That level of support holds consistently across age groups, genders and regions. But what stood out even more than the headline figure was what shoppers identified as the primary reason for their support: protecting retail workers. More than half cited staff protection as the number one benefit of body-worn cameras, ahead of deterring theft, gathering evidence or any other consideration.
Shoppers are not viewing this technology through a surveillance lens. They see it as something that helps keep the people serving them safer. That distinction matters enormously when it comes to how retailers communicate deployment decisions internally, and to their customers.
This finding is particularly significant because colleague scepticism or discomfort is one of the commonly cited barriers when retailers consider deployment. But when your own customers, independently surveyed, say the primary benefit of body-worn cameras is to protect the people serving them, that is a powerful message to share with frontline teams. It reframes the conversation: this is not surveillance imposed on staff, it is a protection measure that the public actively supports.

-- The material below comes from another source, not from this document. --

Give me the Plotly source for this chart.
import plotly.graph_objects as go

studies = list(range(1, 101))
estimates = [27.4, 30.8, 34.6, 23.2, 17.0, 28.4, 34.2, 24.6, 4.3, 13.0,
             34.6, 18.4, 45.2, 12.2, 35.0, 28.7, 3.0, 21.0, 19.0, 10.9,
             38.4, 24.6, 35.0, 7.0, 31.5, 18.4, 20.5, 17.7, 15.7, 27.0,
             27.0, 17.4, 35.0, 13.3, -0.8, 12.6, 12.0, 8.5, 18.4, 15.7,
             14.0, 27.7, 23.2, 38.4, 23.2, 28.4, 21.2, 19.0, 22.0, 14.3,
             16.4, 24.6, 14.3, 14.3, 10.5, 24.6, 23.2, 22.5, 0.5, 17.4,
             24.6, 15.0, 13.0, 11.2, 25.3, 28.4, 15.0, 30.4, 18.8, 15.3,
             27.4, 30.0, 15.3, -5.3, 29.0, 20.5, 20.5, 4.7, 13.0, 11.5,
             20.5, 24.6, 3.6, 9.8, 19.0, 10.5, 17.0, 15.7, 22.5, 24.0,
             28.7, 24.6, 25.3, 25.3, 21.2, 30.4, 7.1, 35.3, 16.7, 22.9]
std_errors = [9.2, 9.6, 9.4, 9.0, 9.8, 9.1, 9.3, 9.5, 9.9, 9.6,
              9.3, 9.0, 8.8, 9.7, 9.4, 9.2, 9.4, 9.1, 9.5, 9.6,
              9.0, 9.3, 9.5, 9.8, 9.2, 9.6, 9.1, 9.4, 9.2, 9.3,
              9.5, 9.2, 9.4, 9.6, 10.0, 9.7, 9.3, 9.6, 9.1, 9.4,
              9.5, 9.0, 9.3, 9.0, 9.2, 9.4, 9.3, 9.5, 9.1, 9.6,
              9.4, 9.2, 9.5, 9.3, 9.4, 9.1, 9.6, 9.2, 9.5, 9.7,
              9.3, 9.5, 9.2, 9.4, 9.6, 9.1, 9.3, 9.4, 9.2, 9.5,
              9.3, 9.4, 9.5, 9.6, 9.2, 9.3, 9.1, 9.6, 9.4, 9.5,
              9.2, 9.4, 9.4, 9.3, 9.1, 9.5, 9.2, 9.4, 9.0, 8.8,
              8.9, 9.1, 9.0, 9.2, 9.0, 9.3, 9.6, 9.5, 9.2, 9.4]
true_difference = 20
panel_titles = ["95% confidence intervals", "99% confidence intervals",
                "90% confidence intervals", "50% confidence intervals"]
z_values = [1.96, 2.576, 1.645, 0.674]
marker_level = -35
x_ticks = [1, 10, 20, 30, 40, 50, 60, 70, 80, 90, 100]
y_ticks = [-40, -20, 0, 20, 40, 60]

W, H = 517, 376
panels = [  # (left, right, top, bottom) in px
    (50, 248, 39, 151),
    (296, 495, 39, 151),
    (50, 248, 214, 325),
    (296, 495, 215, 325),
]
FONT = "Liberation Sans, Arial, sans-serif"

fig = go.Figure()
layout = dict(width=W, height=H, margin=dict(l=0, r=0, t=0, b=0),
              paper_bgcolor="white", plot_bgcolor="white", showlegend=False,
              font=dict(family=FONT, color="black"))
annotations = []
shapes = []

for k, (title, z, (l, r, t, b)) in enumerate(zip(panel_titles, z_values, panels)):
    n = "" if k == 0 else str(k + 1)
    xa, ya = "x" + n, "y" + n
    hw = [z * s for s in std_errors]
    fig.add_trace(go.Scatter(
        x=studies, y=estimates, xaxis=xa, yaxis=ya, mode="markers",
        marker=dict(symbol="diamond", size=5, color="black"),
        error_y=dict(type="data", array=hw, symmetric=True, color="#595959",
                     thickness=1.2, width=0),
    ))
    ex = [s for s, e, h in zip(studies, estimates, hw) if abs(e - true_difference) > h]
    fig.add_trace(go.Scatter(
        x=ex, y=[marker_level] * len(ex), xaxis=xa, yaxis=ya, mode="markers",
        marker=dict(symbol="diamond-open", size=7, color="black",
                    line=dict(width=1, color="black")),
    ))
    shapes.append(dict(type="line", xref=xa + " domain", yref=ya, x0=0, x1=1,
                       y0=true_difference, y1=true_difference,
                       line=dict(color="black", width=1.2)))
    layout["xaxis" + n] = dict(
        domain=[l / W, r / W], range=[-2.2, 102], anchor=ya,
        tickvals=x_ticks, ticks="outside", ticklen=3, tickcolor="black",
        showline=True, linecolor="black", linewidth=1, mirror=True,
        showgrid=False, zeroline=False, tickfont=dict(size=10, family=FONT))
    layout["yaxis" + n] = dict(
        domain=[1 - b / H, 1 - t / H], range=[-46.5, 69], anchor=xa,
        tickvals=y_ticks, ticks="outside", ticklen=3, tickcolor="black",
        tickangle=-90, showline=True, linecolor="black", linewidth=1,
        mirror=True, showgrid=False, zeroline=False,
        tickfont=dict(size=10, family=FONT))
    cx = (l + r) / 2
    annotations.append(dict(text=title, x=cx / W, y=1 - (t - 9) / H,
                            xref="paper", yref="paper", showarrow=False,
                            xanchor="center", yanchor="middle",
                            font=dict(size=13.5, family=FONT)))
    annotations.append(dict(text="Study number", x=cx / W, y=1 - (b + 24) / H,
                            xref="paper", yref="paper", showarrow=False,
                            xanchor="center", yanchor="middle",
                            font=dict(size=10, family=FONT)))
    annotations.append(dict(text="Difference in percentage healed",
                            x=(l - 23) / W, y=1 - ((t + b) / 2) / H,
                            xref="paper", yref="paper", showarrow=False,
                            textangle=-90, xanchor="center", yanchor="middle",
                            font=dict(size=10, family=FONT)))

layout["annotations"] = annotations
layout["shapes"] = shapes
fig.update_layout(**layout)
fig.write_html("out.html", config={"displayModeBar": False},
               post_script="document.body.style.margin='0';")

Our research also addressed one of the most common concerns retailers raise: will it put customers off? The answer is clear. 87% of shoppers said body-worn cameras would not have a negative impact on their shopping behaviour, with many saying they would actively feel safer or more reassured. Only 9% said they would avoid staff or leave the store. For any retailer already operating CCTV or employing door staff, that figure falls well within normal tolerance.